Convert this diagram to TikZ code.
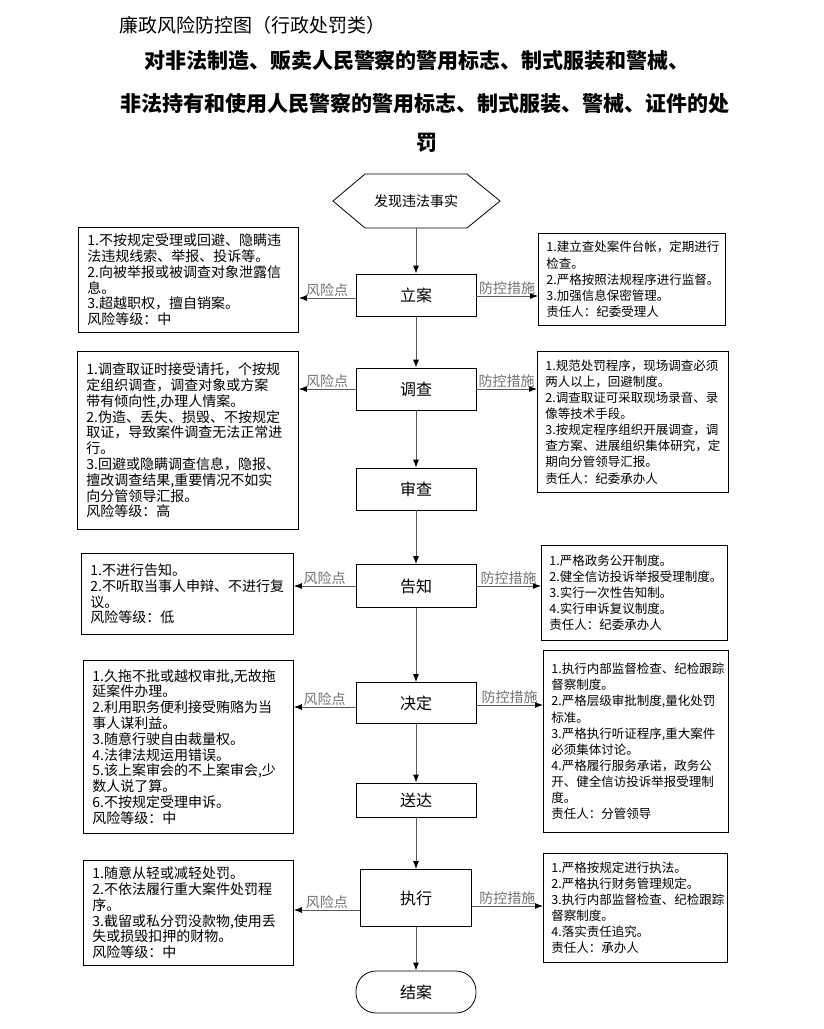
\documentclass[tikz,border=0pt]{standalone}
\usepackage{fontspec}
\setmainfont{Noto Sans CJK SC}
\usetikzlibrary{arrows.meta}

\begin{document}
\begin{tikzpicture}[x=1pt,y=-1pt,
  stepbox/.style={draw,line width=0.8pt,minimum width=120pt,minimum height=42pt,font=\fontsize{16}{18}\selectfont},
  riskbox/.style={draw,line width=0.8pt,align=left,inner sep=0pt,anchor=north west,font=\fontsize{14}{15.8}\selectfont},
  ctrlbox/.style={draw,line width=0.8pt,align=left,inner sep=0pt,anchor=north west,font=\fontsize{12.5}{16.1}\selectfont},
  lbl/.style={text=black!55,inner sep=1pt,font=\fontsize{14}{16}\selectfont},
  flow/.style={draw=black!65,line width=0.9pt,-{Latex[length=8pt,width=6pt,color=black]}}]
\path[fill=white,use as bounding box] (0,0) rectangle (823,1029);

\node[anchor=west,font=\fontsize{19}{21}\selectfont] (t1) at (116,25) {廉政风险防控图（行政处罚类）};
\node[font=\fontsize{21}{24}\selectfont\bfseries] (t2) at (417,61) {对非法制造、贩卖人民警察的警用标志、制式服装和警械、};
\node[font=\fontsize{21}{24}\selectfont\bfseries] (t3) at (425,104) {非法持有和使用人民警察的警用标志、制式服装、警械、证件的处};
\node[font=\fontsize{21}{24}\selectfont\bfseries] (t4) at (427,143) {罚};

\node[font=\fontsize{14}{16}\selectfont] (fx) at (416,201) {发现违法事实};
\draw[line width=0.8pt] (333,201) -- (365,174) -- (467,174) -- (500,201) -- (467,228) -- (365,228) -- cycle;
\coordinate (fxb) at (416,228);

\node[stepbox] (la) at (416,295) {立案};
\node[stepbox] (dc) at (416,389) {调查};
\node[stepbox] (sc) at (416,489) {审查};
\node[stepbox,minimum height=43pt] (gz) at (416,586) {告知};
\node[stepbox,minimum height=41pt] (jd) at (416,703) {决定};
\node[stepbox,minimum height=34pt] (sd) at (416,800) {送达};
\node[stepbox,minimum width=111pt,minimum height=57pt] (zx) at (416,898) {执行};
\node[stepbox,rounded corners=20pt] (ja) at (416,992) {结案};

\node[riskbox,minimum width=220pt,minimum height=105pt,text width=202pt] (r1) at (78,227)
  {1.不按规定受理或回避、隐瞒违\\法违规线索、举报、投诉等。\\2.向被举报或被调查对象泄露信\\息。\\3.超越职权，擅自销案。\\风险等级：中};
\node[riskbox,minimum width=221pt,minimum height=178pt,text width=203pt] (r2) at (77,351)
  {1.调查取证时接受请托，个按规\\定组织调查，调查对象或方案\\带有倾向性,办理人情案。\\2.伪造、丢失、损毁、不按规定\\取证，导致案件调查无法正常进\\行。\\3.回避或隐瞒调查信息，隐报、\\擅改调查结果,重要情况不如实\\向分管领导汇报。\\风险等级：高};
\node[riskbox,minimum width=212pt,minimum height=81pt,text width=194pt] (r3) at (81,553)
  {1.不进行告知。\\2.不听取当事人申辩、不进行复\\议。\\风险等级：低};
\node[riskbox,minimum width=210pt,minimum height=173pt,text width=192pt] (r4) at (83,660)
  {1.久拖不批或越权审批,无故拖\\延案件办理。\\2.利用职务便利接受贿赂为当\\事人谋利益。\\3.随意行驶自由裁量权。\\4.法律法规运用错误。\\5.该上案审会的不上案审会,少\\数人说了算。\\6.不按规定受理申诉。\\风险等级：中};
\node[riskbox,minimum width=210pt,minimum height=105pt,text width=192pt] (r5) at (83,860)
  {1.随意从轻或减轻处罚。\\2.不依法履行重大案件处罚程\\序。\\3.截留或私分罚没款物,使用丢\\失或损毁扣押的财物。\\风险等级：中};

\node[ctrlbox,minimum width=187pt,minimum height=92pt,text width=171pt] (c1) at (538,233)
  {1.建立查处案件台帐，定期进行\\检查。\\2.严格按照法规程序进行监督。\\3.加强信息保密管理。\\责任人：纪委受理人};
\node[ctrlbox,minimum width=191pt,minimum height=141pt,text width=175pt] (c2) at (537,351)
  {1.规范处罚程序，现场调查必须\\两人以上，回避制度。\\2.调查取证可采取现场录音、录\\像等技术手段。\\3.按规定程序组织开展调查，调\\查方案、进展组织集体研究，定\\期向分管领导汇报。\\责任人：纪委承办人};
\node[ctrlbox,minimum width=186pt,minimum height=95pt,text width=170pt] (c3) at (541,545)
  {1.严格政务公开制度。\\2.健全信访投诉举报受理制度。\\3.实行一次性告知制。\\4.实行申诉复议制度。\\责任人：纪委承办人};
\node[ctrlbox,minimum width=185pt,minimum height=182pt,text width=169pt] (c4) at (543,650)
  {1.执行内部监督检查、纪检跟踪\\督察制度。\\2.严格层级审批制度,量化处罚\\标准。\\3.严格执行听证程序,重大案件\\必须集体讨论。\\4.严格履行服务承诺，政务公\\开、健全信访投诉举报受理制\\度。\\责任人：分管领导};
\node[ctrlbox,minimum width=184pt,minimum height=109pt,text width=168pt] (c5) at (543,853)
  {1.严格按规定进行执法。\\2.严格执行财务管理规定。\\3.执行内部监督检查、纪检跟踪\\督察制度。\\4.落实责任追究。\\责任人：承办人};

\draw[flow] (fxb) -- (la);
\draw[flow] (la) -- (dc);
\draw[flow] (dc) -- (sc);
\draw[flow] (sc) -- (gz);
\draw[flow] (gz) -- (jd);
\draw[flow] (jd) -- (sd);
\draw[flow] (sd) -- (zx);
\draw[flow] (zx) -- (ja);

\draw[flow] ([yshift=-3pt]la.west) -- ([yshift=-3pt]la.west -| r1.east) node[lbl,midway,above] {风险点};
\draw[flow] ([yshift=-1pt]la.east) -- ([yshift=-1pt]la.east -| c1.west) node[lbl,midway,above] {防控措施};
\draw[flow] (dc.west) -- (dc.west -| r2.east) node[lbl,midway,above] {风险点};
\draw[flow] (dc.east) -- (dc.east -| c2.west) node[lbl,midway,above] {防控措施};
\draw[flow] (gz.west) -- (gz.west -| r3.east) node[lbl,midway,above] {风险点};
\draw[flow] (gz.east) -- (gz.east -| c3.west) node[lbl,midway,above] {防控措施};
\draw[flow] ([yshift=-4pt]jd.west) -- ([yshift=-4pt]jd.west -| r4.east) node[lbl,midway,above] {风险点};
\draw[flow] ([yshift=-2pt]jd.east) -- ([yshift=-2pt]jd.east -| c4.west) node[lbl,midway,above] {防控措施};
\draw[flow] ([yshift=-12pt]zx.west) -- ([yshift=-12pt]zx.west -| r5.east) node[lbl,midway,above] {风险点};
\draw[flow] ([yshift=-8pt]zx.east) -- ([yshift=-8pt]zx.east -| c5.west) node[lbl,midway,above] {防控措施};
\end{tikzpicture}
\end{document}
····················
● **Given problem**: Set down again, exactly, the lines of the material above from its first line to the one with "corners=20pt] (ja) at", inclusive. Leave the pictures out.

● **Solution below**:
Convert this diagram to TikZ code.
\documentclass[tikz,border=0pt]{standalone}
\usepackage{fontspec}
\setmainfont{Noto Sans CJK SC}
\usetikzlibrary{arrows.meta}

\begin{document}
\begin{tikzpicture}[x=1pt,y=-1pt,
  stepbox/.style={draw,line width=0.8pt,minimum width=120pt,minimum height=42pt,font=\fontsize{16}{18}\selectfont},
  riskbox/.style={draw,line width=0.8pt,align=left,inner sep=0pt,anchor=north west,font=\fontsize{14}{15.8}\selectfont},
  ctrlbox/.style={draw,line width=0.8pt,align=left,inner sep=0pt,anchor=north west,font=\fontsize{12.5}{16.1}\selectfont},
  lbl/.style={text=black!55,inner sep=1pt,font=\fontsize{14}{16}\selectfont},
  flow/.style={draw=black!65,line width=0.9pt,-{Latex[length=8pt,width=6pt,color=black]}}]
\path[fill=white,use as bounding box] (0,0) rectangle (823,1029);

\node[anchor=west,font=\fontsize{19}{21}\selectfont] (t1) at (116,25) {廉政风险防控图（行政处罚类）};
\node[font=\fontsize{21}{24}\selectfont\bfseries] (t2) at (417,61) {对非法制造、贩卖人民警察的警用标志、制式服装和警械、};
\node[font=\fontsize{21}{24}\selectfont\bfseries] (t3) at (425,104) {非法持有和使用人民警察的警用标志、制式服装、警械、证件的处};
\node[font=\fontsize{21}{24}\selectfont\bfseries] (t4) at (427,143) {罚};

\node[font=\fontsize{14}{16}\selectfont] (fx) at (416,201) {发现违法事实};
\draw[line width=0.8pt] (333,201) -- (365,174) -- (467,174) -- (500,201) -- (467,228) -- (365,228) -- cycle;
\coordinate (fxb) at (416,228);

\node[stepbox] (la) at (416,295) {立案};
\node[stepbox] (dc) at (416,389) {调查};
\node[stepbox] (sc) at (416,489) {审查};
\node[stepbox,minimum height=43pt] (gz) at (416,586) {告知};
\node[stepbox,minimum height=41pt] (jd) at (416,703) {决定};
\node[stepbox,minimum height=34pt] (sd) at (416,800) {送达};
\node[stepbox,minimum width=111pt,minimum height=57pt] (zx) at (416,898) {执行};
\node[stepbox,rounded corners=20pt] (ja) at (416,992) {结案};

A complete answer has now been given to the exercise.